Perhaps another thing the Rutgers scandal did was it made parents think about their own children and the coaches they deal with, because according to Craig Sigl, expert sports trainer for youth and adult athletes at Mental Toughness Academy, this type of abuse happens with kids of all ages, not just the older ones.

Craig Sigl

“Parents need to get the lesson that this kind of derogatory behavior happens at all levels of sports and that they need to ask their kids directly if they experience it and take action if they do,” said Sigl in an interview with ConsumerAffairs.

“Too many parents put their head in the sand about it thinking, ‘Well, it’s toughening him or her up for the real world.’ "

"I work daily with kids who have experienced this kind of emotional abuse and it affects them tremendously. To be sure, some kids are not affected and handle such coaches just fine, but you can’t know if your kid's one of those or not,” he said.

“Parents often make the logical mistake of thinking that a tough coach or parent worked for them and so it should be good for their kids just the same," Sigl adds. "But kids are not miniature versions of their parents; they are unique individuals with a completely different makeup than anyone else.”

How to tell

But how can parents differentiate between the coach who’s tough and may yell a little and the coach who steps over the line? There’s a clear way to tell, Sigl says.

“Coaches can be aggressive, loud and tough and be very effective without being emotionally abusive,” he explains.

Photo“For example, an abusive coach tears down a player with yelling and screaming. A coach interested in getting more effort and attention from a player could yell or scream or be aggressive with words like these: ‘Jones, I know you are a great player and you are so close to your greatness and I know you want to see that.’ "

Or, ‘There is more hustle in you right now than you are giving. Show the team how bad you want your success.”

In addition, Sigl says coaches should place a focus on hard work and getting their athletes to perform to maximum potential. Letting players know they’ll sit on the bench and be replaced by a harder worker if they’re not trying, is often all the encouragement they need.

Obviously, this brand of toughness in a coach is vastly different from showing aggression just to prove authority.

“It’s totally fine for a coach to be passionate and raise a voice if that’s the style,” says Sigl. "It’s the intention behind yelling and screaming that matters. Coaches will get more out of their athletes by inspiring them than tearing them down.”

Sigl pointed to a quote from the legendary former UCLA basketball coach John Wooden about using yelling as a coaching technique: “I never yelled at my players much,” Wooden was quoted saying. “That would have been artificial stimulation which doesn’t last very long. I think it’s like love and passion. Passion won’t last as long as love. When you are dependent on passion, you need more and more of it to make it work. It’s the same with yelling.”

But sometimes, abuse of players by a coach doesn’t always come in the obvious form of verbal or physical abuse, so both parents and athletes need to be aware of other signs too, says Sigl.

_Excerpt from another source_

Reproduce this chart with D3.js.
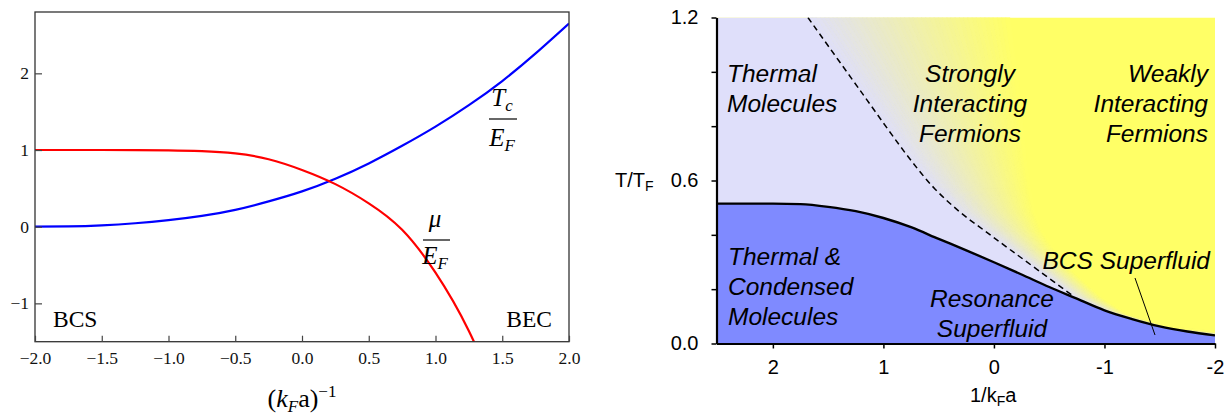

 Like “When a coach shows bias toward the better players with regards to praise and encouragement,” he says.

“A smart coach works to boost up his weakest players. A coach who shows with words or body language approval or disapproval based on performance in the games is a coach who does that even more in practice when the parents aren’t looking.”

Another attribute of a good coach Sigl notes, is one who has the people skills and interest to learn their players' personalities, because by doing so, they’ll know how to reach the entire team and each individual member of the team at the same time.

Flexibility is key

“Athletes have told me consistently that knowledge of the game gains the most respect from them. I would say that flexibility is the most important attribute of a coach,” says Sigl.

“Meaning, one-size-fits-all coaching method on every player ends up wasting talent. Each player is different and responds to different motivation. The best coaches learn about people and continually seek to understand the personalities of the players."

"They know that the athlete isn’t just a sports machine and what happens to them off the court or field affects their play on the field. A great coach supports the player in all areas of performance.”

And for those parents wondering how they can provide tips for their child without interfering with what the coach is teaching, Sigl says to first speak to the coach.

Furthermore, parents should ask their child if they even want to be instructed outside of practice and games, because they may not want to and that’s okay, Sigl writes in a free ebook, “The 10 commandments for a great sports parent.”

“Basically, parents need to ask the child if he or she would like tips on their sport and when they would like them,” Sigl advises. “When giving tips, the parent should just ask the child if this is any different than what the coach teaches and how it’s different.”

“The parent can certainly go to the coach and ask about the methodology," Sigl adds. 

"Then make a decision on whether or not to go forward. There is plenty of coaches teaching methods that don’t work for every athlete and it’s the parent’s right to decide what they want their child to learn.”

“Parents need to be in charge of their child’s upbringing but also need to be self-aware that they don’t have all the answers either. In other words make informed decision about your child’s sports participation and don’t just assume you know best without knowing all of the facts,” Sigl concludes.